In an expected response to U.S. District Judge Andrew Hanen’s refusal to grant a stay of his February 16 injunction that blocked the Obama administration’s use of executive actions to grant amnesty to four million illegal aliens, the Department of Justice (DOJ) filed an appeal on March 12 with the U.S. 5th Circuit Court of Appeals in New Orleans.
The appeal filed by DOJ attorneys “seeks an immediate stay pending appeal of a nationwide preliminary injunction against the Department of Homeland Security (DHS).”
The injunction, issued by Hanen in the U.S. District Court for the Southern District of Texas in Brownsville, blocked the Obama administration and several of its departments and agencies (including DHS, Immigration and Customs Enforcement [ICE], and the Border Patrol) from implementing the Deferred Action for Parents of Americans and Lawful Permanent Residents (DAPA) program “as set out in the Secretary of Homeland Security Jeh Johnson’s memorandum dated November 20, 2014.”

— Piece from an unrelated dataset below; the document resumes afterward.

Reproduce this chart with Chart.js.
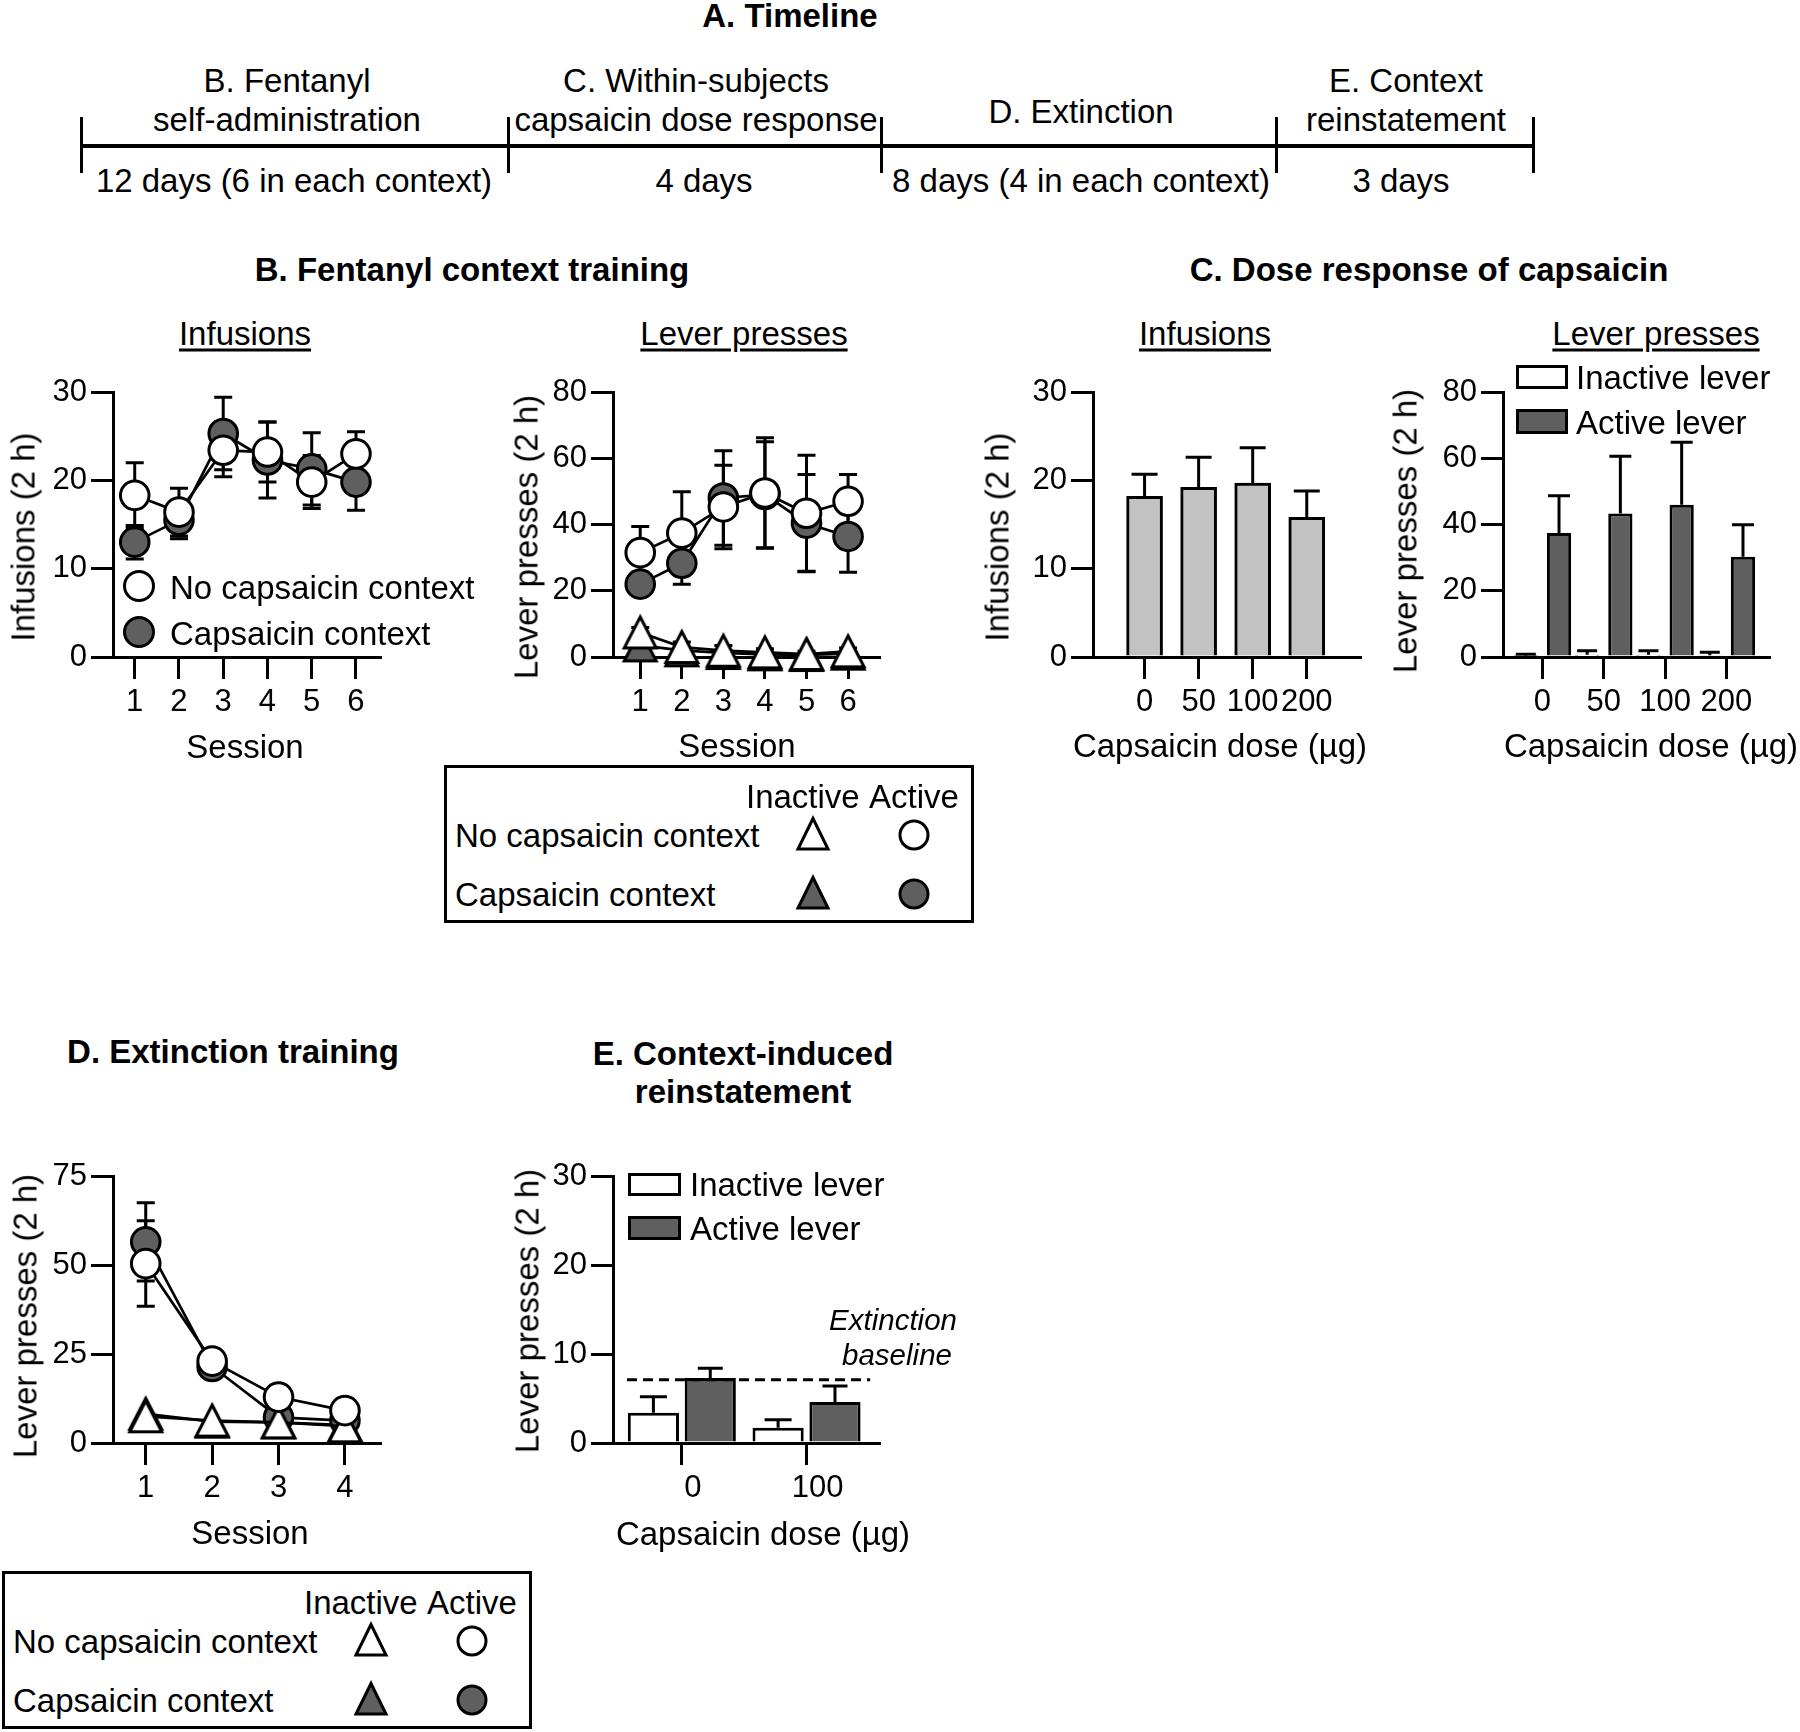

Johnson’s memorandum removed DACA’s age cap and extended work authorization for illegal aliens qualifying for the program from two years to three years. It also expanded “deferred action” (another name for amnesty) to certain categories of illegal aliens, including those with a son or daughter who is a U.S. citizen or lawful permanent resident; those who have continuously resided in the United States since before January 1, 2010; and those who were physically present in the United States on the date of the memorandum.
On February 23, DOJ attorneys asked Hanen to grant a stay of his injunction, and — when he did not decide quickly — followed up on March 4 with a request for “expedited consideration” of their motion. To prompt a quick decision, they also imposed a deadline: “Absent a ruling by close of business on Monday, March 9, 2015, Defendants may seek relief from the Court of Appeals in order to protect their interests.”
Instead of granting their stay, however, Hanen not only denied their motion, but on March 9 also ordered DOJ attorneys to appear in his court March 19 to answer allegations that the administration had misled him about the implementation of new immigration policies the president and Secretary Johnson ordered in November. “Due to the seriousness of the matters discussed therein, the Court will not rule on any other pending motions until it is clear that these matters, if true, do not impact the pending matters or any rulings previously made by this Court,” said Hanen.
The point that Hanen wants the DOJ attorneys to explain is the administration’s approval of approximately 100,000 applications for three-year work permits and temporary protection from deportation. The attorneys had previously said federal officials wouldn’t accept requests under an expansion of DACA until February 18. But in their request for a stay, the DOJ acknowledged granting the three-year deportation reprieves during the interim period, when it was unauthorized to take such action.
The 26 states that had initiated the lawsuit (State of Texas, et al vs. United States, et al) against the administration resulting in Hanen’s ruling filed a brief last week claiming that the administration, starting late last year, had been issuing expanded work permits, even though it had allegedly represented to Judge Hanen that it wouldn’t do so until February 18. “In an apparent attempt to quickly execute President Obama’s unlawful, unconstitutional amnesty plan, the Obama administration appears to have already been issuing expanded work permits,” Texas Attorney General Ken Paxton said in a statement accompanying the brief.
When it became obvious that Hanen was unsympathetic to the administration’s position and was unlikely to reverse himself, the DOJ, as expected, decided to appeal.
The DOJ attorneys have requested that the Fifth Circuit Court make its decision within 14 days; however, appeals in that court take an average of nine months to be resolved.
In another development in this case, 14 states (and the District of Columbia) sympathetic to the Obama administration’s plan to grant amnesty to millions of people in the United States illegally filed an amicus brief with the Fifth Circuit Court on March 12 in support of the DOJ’s motion to stay the Southern District of Texas court’s injunction. Just as Texas took the lead in the suit against the administration, the state of Washington has taken the lead in the brief. Joining Washington and the District of Columbia in the amicus curiae are California, Connecticut, Delaware, Hawaii, Illinois, Iowa, Maryland, Massachusetts, New Mexico, New York, Oregon, Rhode Island, and Vermont.